Aggregating massive datasets from internal operations, financial systems, customer profiles, and product sensors introduces steep compliance and security risks. Rather than bottlenecking development with a rigid regulatory role, organizations should cultivate a shared "Way of Working" supported by clear guidelines that automate security considerations within daily development pipelines.
- Laws and Regulations (GDPR): Data analytics must strictly respect initial user consent and data privacy laws. Teams should actively utilize data anonymization and data aggregation techniques. This allows data scientists to extract highly valuable behavioral trends and operational insights without exposing individual personal records. When ambiguity arises, teams must consult the formal data owner directly.
- User Access & Password Management: Combining disparate source systems into a unified platform risks exposing proprietary trade secrets or sensitive information to unauthorized users. Robust user access management and secure password protocols must be designed into the applications from day one.
- Secure API Connections: Modern data architectures rely heavily on system-to-system communication via APIs without human interaction. Because APIs have become primary attack vectors for malicious actors, companies must establish clear security schemes. These schemes must limit API permissions, ensuring external systems can only query the exact, minimized subsets of data they require.
- Encryption Overhead: Encrypting data both at rest and in transit provides an essential layer of security; even if a data breach occurs, the files remain unreadable. However, because encryption introduces tooling and computing overhead during decryption phases, its implementation requires careful planning during the early architectural design phase.
- Version Control and Documentation: Analytical models and data products are highly iterative and run repeatedly across changing datasets. Detailed version control and documentation are mandatory to preserve successful model versions for future reuse and to quickly isolate, trace, and debug faulty models when anomalies occur.
6. Technical Execution: Ingestion, Processing, and Operations
The foundational layer of the strategy requires a robust, scalable technical environment capable of transforming raw operational inputs into highly structured downstream assets.
- Data Ops & ML Ops Engine (Continuous Monitoring, 24/7 Automated Alerts, DevOps Alignment)
- Data Processing & Warehouse Layer (Cloud Platforms: Databricks, BigQuery, Snowflake, Redshift, Azure)
- Data Ingestion Stage (Internal / External sources, Real-time streaming vs Batch collect, API-driven sourcing, Minimized storage replication)
Data Ingestion Mechanics
The ingestion stage focuses on identifying available data assets, determining their transfer pathways, translating definitions, and coordinating with system owners.
- Sourcing Methods: Data collection must be evaluated case-by-case, choosing between real-time streaming pipelines or scheduled, batch-oriented collection. While streaming offers immediate insights, it introduces significant technical complexity and higher infrastructure costs.
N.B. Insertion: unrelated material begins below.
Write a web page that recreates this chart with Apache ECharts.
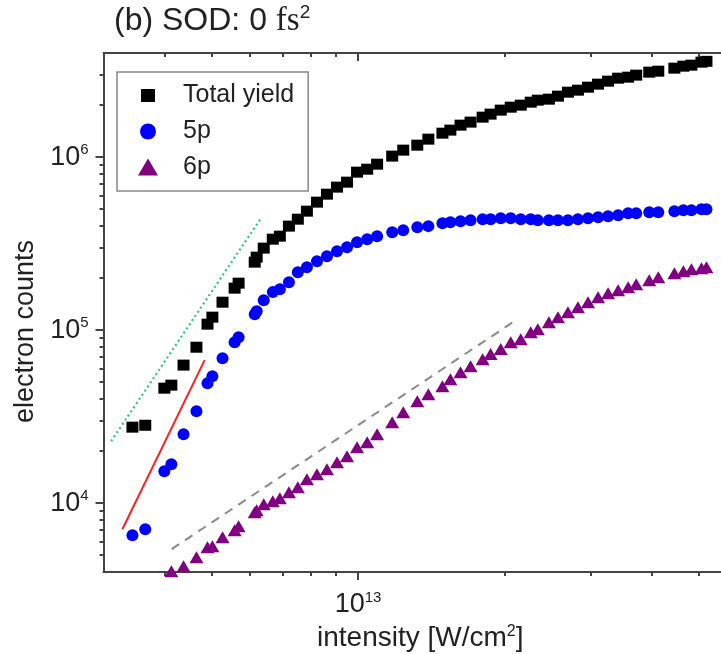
<!DOCTYPE html>
<html><head><meta charset="utf-8">
<script src="https://cdn.jsdelivr.net/npm/echarts@6/dist/echarts.min.js"></script>
<style>html,body{margin:0;padding:0;background:#fff}#c{width:721px;height:654px}</style>
</head><body><div id="c"></div>
<script>
// ---- data ----
const intensity = [3.44e12, 3.655e12, 4.00e12, 4.135e12, 4.38e12, 4.656e12, 4.906e12, 5.02e12, 5.267e12, 5.577e12,
  5.683e12, 6.133e12, 6.19e12, 6.40e12, 6.68e12, 6.907e12, 7.21e12, 7.52e12, 7.85e12, 8.232e12,
  8.63e12, 9.05e12, 9.49e12, 9.95e12,
  1.044e13, 1.094e13, 1.175e13, 1.238e13, 1.323e13, 1.394e13, 1.490e13, 1.547e13, 1.623e13, 1.702e13,
  1.802e13, 1.871e13, 1.963e13, 2.058e13, 2.158e13, 2.262e13, 2.339e13, 2.465e13, 2.573e13, 2.697e13,
  2.828e13, 2.966e13, 3.110e13, 3.261e13, 3.420e13, 3.586e13, 3.725e13, 3.962e13, 4.135e13, 4.462e13,
  4.656e13, 4.836e13, 5.072e13, 5.193e13];
const totalYield = [2.75e4, 2.82e4, 4.62e4, 4.81e4, 6.28e4, 7.97e4, 1.083e5, 1.189e5, 1.451e5, 1.749e5,
  1.869e5, 2.473e5, 2.642e5, 2.98e5, 3.357e5, 3.494e5, 3.993e5, 4.38e5, 4.874e5, 5.495e5,
  6.11e5, 6.71e5, 7.17e5, 8.19e5,
  8.52e5, 9.11e5, 1.014e6, 1.098e6, 1.173e6, 1.271e6, 1.376e6, 1.433e6, 1.531e6, 1.594e6,
  1.703e6, 1.773e6, 1.870e6, 1.945e6, 1.998e6, 2.079e6, 2.135e6, 2.164e6, 2.252e6, 2.375e6,
  2.439e6, 2.538e6, 2.642e6, 2.750e6, 2.861e6, 2.900e6, 2.979e6, 3.100e6, 3.141e6, 3.270e6,
  3.357e6, 3.402e6, 3.541e6, 3.58e6];
const yield5p = [6.53e3, 7.07e3, 1.531e4, 1.68e4, 2.505e4, 3.402e4, 4.94e4, 5.42e4, 6.89e4, 8.52e4,
  9.11e4, 1.237e5, 1.288e5, 1.491e5, 1.659e5, 1.726e5, 1.894e5, 2.164e5, 2.313e5, 2.505e5,
  2.677e5, 2.861e5, 3.018e5, 3.226e5,
  3.357e5, 3.494e5, 3.686e5, 3.784e5, 3.938e5, 3.993e5, 4.155e5, 4.21e5, 4.267e5, 4.324e5,
  4.38e5, 4.38e5, 4.44e5, 4.44e5, 4.38e5, 4.38e5, 4.32e5, 4.32e5, 4.32e5, 4.32e5,
  4.38e5, 4.44e5, 4.50e5, 4.56e5, 4.62e5, 4.745e5, 4.745e5, 4.81e5, 4.81e5, 4.874e5,
  4.94e5, 4.94e5, 5.005e5, 5.005e5];
const yield6p = [null, null, 3.9e3, 4.045e3, 4.323e3, 4.874e3, 5.568e3, 5.642e3, 6.36e3, 6.98e3,
  7.36e3, 8.87e3, 9.11e3, 9.87e3, 1.027e4, 1.069e4, 1.158e4, 1.237e4, 1.376e4, 1.471e4,
  1.572e4, 1.726e4, 1.869e4, 2.107e4,
  2.252e4, 2.505e4, 2.939e4, 3.357e4, 3.887e4, 4.267e4, 4.747e4, 5.21e4, 5.716e4, 6.19e4,
  6.80e4, 7.27e4, 7.77e4, 8.52e4, 8.87e4, 9.74e4, 1.013e5, 1.112e5, 1.189e5, 1.271e5,
  1.358e5, 1.451e5, 1.551e5, 1.636e5, 1.703e5, 1.773e5, 1.845e5, 1.945e5, 2.025e5, 2.135e5,
  2.193e5, 2.252e5, 2.283e5, 2.313e5];
// power-law guide lines (end points)
const fitGreenX = [3.11e12, 6.34e12], fitGreenY = [2.28e4, 4.50e5];
const fitRedX = [3.28e12, 4.84e12], fitRedY = [7.07e3, 6.71e4];
const fitGrayX = [4.14e12, 2.08e13], fitGrayY = [5.42e3, 1.112e5];
// ticks
const xMajorTicks = [1e13];
const xMinorTicks = [4e12, 5e12, 6e12, 7e12, 8e12, 9e12, 2e13, 3e13, 4e13, 5e13];
const yMajorTicks = [1e4, 1e5, 1e6];
const yMinorTicks = [5e3, 6e3, 7e3, 8e3, 9e3, 2e4, 3e4, 4e4, 5e4, 6e4, 7e4, 8e4, 9e4,
  2e5, 3e5, 4e5, 5e5, 6e5, 7e5, 8e5, 9e5, 2e6, 3e6];
const seriesNames = ['Total yield', '5p', '6p'];

// ---- chart ----
const FONT = 'Liberation Sans, Arial, sans-serif';
const TXT = '#222';
const AX = '#444';
const pairs = (xs, ys) => xs.map((x, i) => [x, ys[i]]).filter(p => p[1] != null);
const powLabel = v => '{m|10}{s|' + Math.round(Math.log10(v)) + '}';
const powRich = {
  m: { fontSize: 27, fontFamily: FONT, color: TXT, lineHeight: 30 },
  s: { fontSize: 15, fontFamily: FONT, color: TXT, lineHeight: 16, verticalAlign: 'top' }
};
const xBase = { type: 'log', logBase: 10, min: 3e12, max: 6e13, splitLine: { show: false } };
const yBase = { type: 'log', logBase: 10, min: 4000, max: 4e6, splitLine: { show: false } };
const lineSt = { color: AX, width: 2 };

const chart = echarts.init(document.getElementById('c'), null, { renderer: 'canvas' });
chart.setOption({
  animation: false,
  backgroundColor: '#fff',
  title: {
    left: 114, top: 3, padding: 0,
    text: '{a|(b) SOD: 0 }{f|fs}{s|2}',
    textStyle: {
      fontWeight: 'normal',
      rich: {
        a: { fontSize: 32, fontWeight: 'normal', fontFamily: FONT, color: TXT, lineHeight: 36 },
        f: { fontSize: 33, fontWeight: 'normal', fontFamily: 'Liberation Serif, serif', color: TXT, lineHeight: 36 },
        s: { fontSize: 19, fontWeight: 'normal', fontFamily: FONT, color: TXT, lineHeight: 22, verticalAlign: 'top' }
      }
    }
  },
  grid: { left: 103.5, right: -16, top: 53, bottom: 82, containLabel: false, outerBoundsMode: 'none' },
  legend: {
    data: [
      { name: seriesNames[0], icon: 'path://M0,0M41,18M4,2.5h14v13h-14z' },
      { name: seriesNames[1], icon: 'path://M0,0M41,18M3,9a8,8 0 1,0 16,0a8,8 0 1,0 -16,0z' },
      { name: seriesNames[2], icon: 'path://M0,0M41,18M1,17L11,0L21,17z' }
    ],
    orient: 'vertical', left: 117, top: 72,
    itemWidth: 41, itemHeight: 18, itemGap: 11,
    padding: [11, 14, 11, 20],
    borderColor: '#888', borderWidth: 1.5,
    textStyle: { fontSize: 25, fontFamily: FONT, color: TXT, lineHeight: 20 },
    selectedMode: false
  },
  xAxis: [
    Object.assign({}, xBase, {
      position: 'bottom',
      axisLine: { show: true, onZero: false, lineStyle: lineSt },
      axisTick: { show: true, inside: false, length: 8, customValues: xMajorTicks, lineStyle: lineSt },
      axisLabel: { show: true, customValues: xMajorTicks, formatter: powLabel, rich: powRich, margin: 18 },
      name: '{n|intensity [W/cm}{s|2}{n|]}',
      nameLocation: 'middle', nameGap: 50,
      nameTextStyle: {
        rich: {
          n: { fontSize: 28, fontFamily: FONT, color: TXT, lineHeight: 30 },
          s: { fontSize: 16, fontFamily: FONT, color: TXT, lineHeight: 16, verticalAlign: 'top' }
        }
      }
    }),
    Object.assign({}, xBase, {
      position: 'bottom',
      axisLine: { show: false, onZero: false },
      axisTick: { show: true, inside: false, length: 4, customValues: xMinorTicks, lineStyle: lineSt },
      axisLabel: { show: false }
    }),
    Object.assign({}, xBase, {
      position: 'top',
      axisLine: { show: true, onZero: false, lineStyle: lineSt },
      axisTick: { show: true, inside: true, length: 8, customValues: xMajorTicks, lineStyle: lineSt },
      axisLabel: { show: false }
    }),
    Object.assign({}, xBase, {
      position: 'top',
      axisLine: { show: false, onZero: false },
      axisTick: { show: true, inside: true, length: 4, customValues: xMinorTicks, lineStyle: lineSt },
      axisLabel: { show: false }
    })
  ],
  yAxis: [
    Object.assign({}, yBase, {
      position: 'left',
      axisLine: { show: true, onZero: false, lineStyle: lineSt },
      axisTick: { show: true, inside: false, length: 8, customValues: yMajorTicks, lineStyle: lineSt },
      axisLabel: { show: true, customValues: yMajorTicks, formatter: powLabel, rich: powRich, margin: 15 },
      name: 'electron counts', nameLocation: 'middle', nameGap: 64, nameRotate: 90,
      nameTextStyle: { fontSize: 27, fontFamily: FONT, color: TXT, padding: [0, 38, 0, 0] }
    }),
    Object.assign({}, yBase, {
      position: 'left',
      axisLine: { show: false, onZero: false },
      axisTick: { show: true, inside: false, length: 4, customValues: yMinorTicks, lineStyle: lineSt },
      axisLabel: { show: false }
    })
  ],
  series: [
    { type: 'line', name: 'fitGreen', data: pairs(fitGreenX, fitGreenY), showSymbol: false, silent: true,
      lineStyle: { color: '#2fc47a', width: 2.2, type: [2, 3] }, z: 1 },
    { type: 'line', name: 'fitRed', data: pairs(fitRedX, fitRedY), showSymbol: false, silent: true,
      lineStyle: { color: '#ff2020', width: 2, type: 'solid' }, z: 1 },
    { type: 'line', name: 'fitGray', data: pairs(fitGrayX, fitGrayY), showSymbol: false, silent: true,
      lineStyle: { color: '#8a8a8a', width: 2, type: [9, 7] }, z: 1 },
    { type: 'scatter', name: seriesNames[0], data: pairs(intensity, totalYield), symbol: 'rect',
      symbolSize: [12, 11], itemStyle: { color: '#000', opacity: 1 }, z: 3 },
    { type: 'scatter', name: seriesNames[1], data: pairs(intensity, yield5p), symbol: 'circle',
      symbolSize: 12, itemStyle: { color: '#0000ff', opacity: 1 }, z: 3 },
    { type: 'scatter', name: seriesNames[2], data: pairs(intensity, yield6p), symbol: 'triangle',
      symbolSize: [14, 12], itemStyle: { color: '#800080', opacity: 1 }, z: 3 }
  ]
});
</script>
</body></html>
- Replication Strategy: Replicating data unnecessarily creates storage costs and risks data inconsistency. For rarely used data, teams should keep data at the source and utilize query-on-demand architectures or live streams. For repeatedly analyzed models, data should be formally ingested into a centralized staging area or Data Lake.
- Interface Protocols: Engineering teams should audit existing system APIs first when attempting to extract data. If none exist, building a dedicated API is the standard best practice. To smoothen communications, data teams should use standardized checklists outlining data exchange requirements and their operational impacts on target source systems.
- External Data Enrichment: Strategy designs should not look solely at internal databases. Ingesting free, publicly available external datasets can drastically enrich internal data models and uncover hidden correlations.
Data Processing & The Warehouse
Considered the beating heart of the technical architecture, this layer transforms messy raw data into clearly defined, interpretable assets.
- Cloud Infrastructure Platforms: Processing heavy data models demands massive computing power and storage capacity. Modern frameworks favor scalable cloud platforms, such as Databricks, Google Cloud Platform (Storage & BigQuery), Amazon Web Services (S3 & Redshift), Azure, or Snowflake. Here infrastructure costs are tied directly to active compute time. On-premise setups remain viable for specific regulatory environments but require precise processing optimization.
- Iterative Data Modeling: Creating data models is an ongoing, detective-like process that requires cross-departmental input, rigorous cleaning, error handling, and continuous data quality checks. The platform must allow Data Engineers and Analytical Engineers to continuously execute scripts with slight variations without disrupting system stability.
- Discoverability & Data Catalogs: For large organizations managing numerous data pipelines, discoverability is critical. Implementing a professional Data Catalog ensures all data products are cleanly documented and clearly defined, making it simple for business analysts and line managers to find the metrics they need.
- Strategic Scope: Teams should begin by targeting "low-hanging fruit", high-value, highly visible business use cases with readily available data, to prove early success. However, the platform's core architecture must be chosen with the built-in capability to natively scale into Machine Learning (ML) and Artificial Intelligence (AI) modeling as organizational data maturity inevitably deepens.
Operational Maintenance: DataOps & MLOps
Data environments require structured, long-term operational maintenance just like traditional software applications.
- Unified Methodologies: Organizations must implement DataOps (Data Operations) and MLOps (Machine Learning Operations) to formalize how data scripts, ingestion pipelines, and machine learning models are deployed and updated over time.
- DevOps Alignment: Data teams are notoriously difficult to split cleanly between separate development and maintenance squads. Therefore, Data Engineers and Data Scientists must closely integrate with the company’s existing corporate DevOps teams to share experiences, align version-control frameworks, and synchronize environment deployment routines.
- 24/7 Monitoring and Alerts: As decision-makers grow to rely heavily on analytical insights, the data platform rapidly becomes a mission-critical corporate environment. Teams must implement advanced automated monitoring, proactive system alerts, and robust error-handling protocols. This allows technical staff to catch and resolve pipeline data issues long before they destabilize the environment or impact daily business operations.